Categories of Special Interest
In Use As
1800 - 1860
Corner-sited two-bay four-storey former house over basement, built c. 1830 as one of terrace of three (Nos. 52-54). Now in use as offices. M-profile pitched slate roof, hipped to west end of rear span, having brick parapet with granite coping and parapet gutters, moulded cornice and platband. Shouldered red brick chimneystacks (rendered to rear) with octagonal clay pots. Cast-iron downpipe to west elevation. Front elevation has Flemish bond red brick walling to upper floors with rusticated granite quoins at northwest, rusticated granite walling to ground floor with projecting moulded granite sill course above and projecting granite course below, over painted tool-faced coursed limestone basement walling; yellow brick walls to side (west) and rear elevations, with large areas apparently rebuilt to rear. Square-headed window openings, diminishing in height to upper floors, with patent reveals and painted masonry sills, having granite surrounds to front basement and ground floors, plain brick surrounds to side and rear elevations, and two round-headed stairs window openings to rear. Timber sliding sash windows with simple horns, front having two-over-one pane to top floor, ten-over-ten pane to basement and one-over-one pane elsewhere; rear having six-over-three pane to top floor, one-over-one pane to second floor, tripartite six-over-six pane to ground and first floors and six-over-six pane to stairs windows. Ornate cast-iron balcony spanning first floor openings to front, wrought-iron window-guards to some rear windows, and wrought-iron grilles to basement and to lower floors at rear. Round-headed doorcase with moulded surround, masonry columns with Ionic capitals, plain entablature, plain fanlight, and four-panel timber door with beaded muntin and replacement brass furniture. Granite entrance platform with decorative cast-iron boot-scrape and five bull-nosed steps to street. Decorative spear-headed cast-iron railings on moulded granite plinth enclosing basement areas, with cast-iron gate. Simple square-headed doorway and two-over-two pane timber sash window with wrought-iron grille under entrance platform. Cast-iron coal-hole to pavement. Rear of plot enclosed by rubble stone wall with recent brick coping, having dressed granite surround to pedestrian doorway to west and cut limestone piers to south with vehicular gate.
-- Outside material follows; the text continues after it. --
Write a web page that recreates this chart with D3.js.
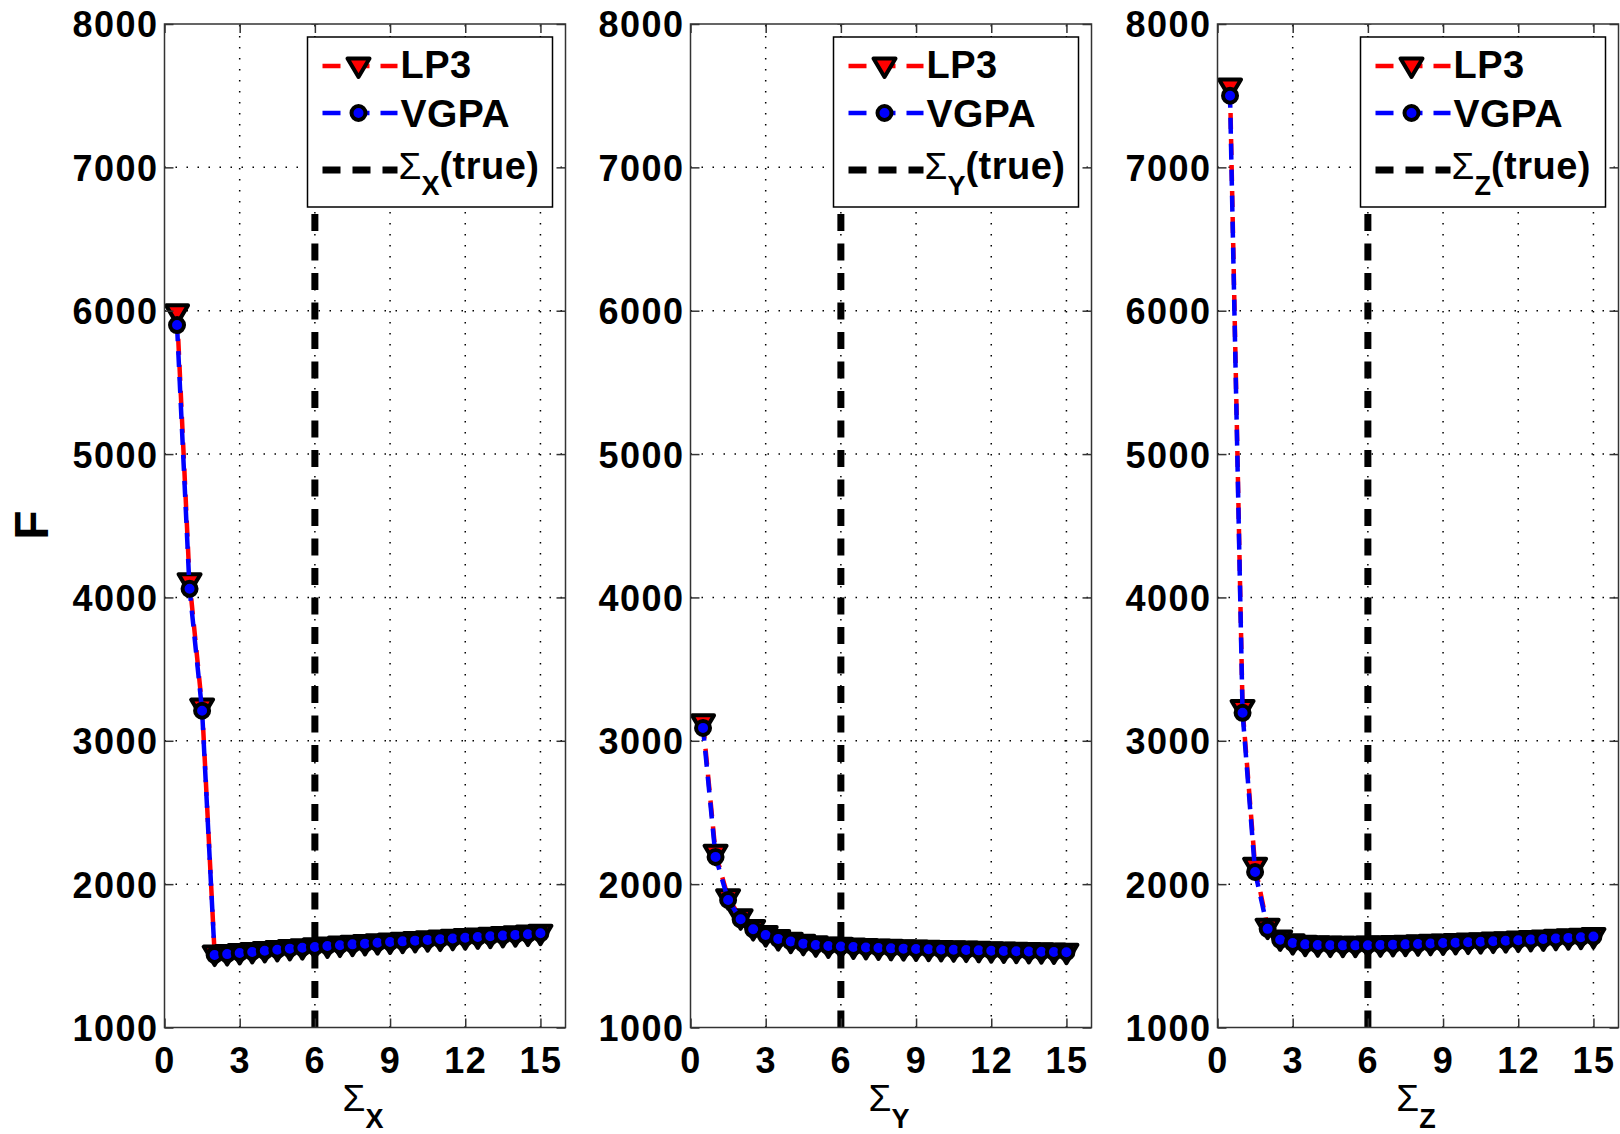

A late Georgian house pleasantly forming the west end of a unified terrace of three (Nos. 52-54 Mount Street Upper), distinguished by a granite rusticated ground floor and terminating granite quoins. It retains a fine Ionic doorcase with a good fanlight, and ornate metalwork to its full-width balcony and railings. The intact setting contributes to the cohesiveness of the streetscape. The retention of the boundary and entrances to the rear and side are a notable survival. Laid out in the 1780s and principally developed by a Mr Osburne and David Courtney, although the building leases for nos. 53 and 54 were taken by the builders Arthur Williams and Gilbert Cockburne on 25th March and 26th April 1830. The street was built to link the newly constructed Grand Canal to the upper-class residential developments radiating from Leinster House. Built in pairs and rows over a period of thirty years, the fifty-four houses within the street were completed by 1834. The refined terrace is characterized by well-balanced proportions and good Ionic doorcases, typical of the period. Variations within the street, such as differences in parapet heights, are a telling feature of its piecemeal development. Mount Street Upper is terminated by St. Stephen's Church at the east end, transforming what is a typical and relatively modest late Georgian street into an urban set-piece forming part of one of the key vistas of Georgian Dublin.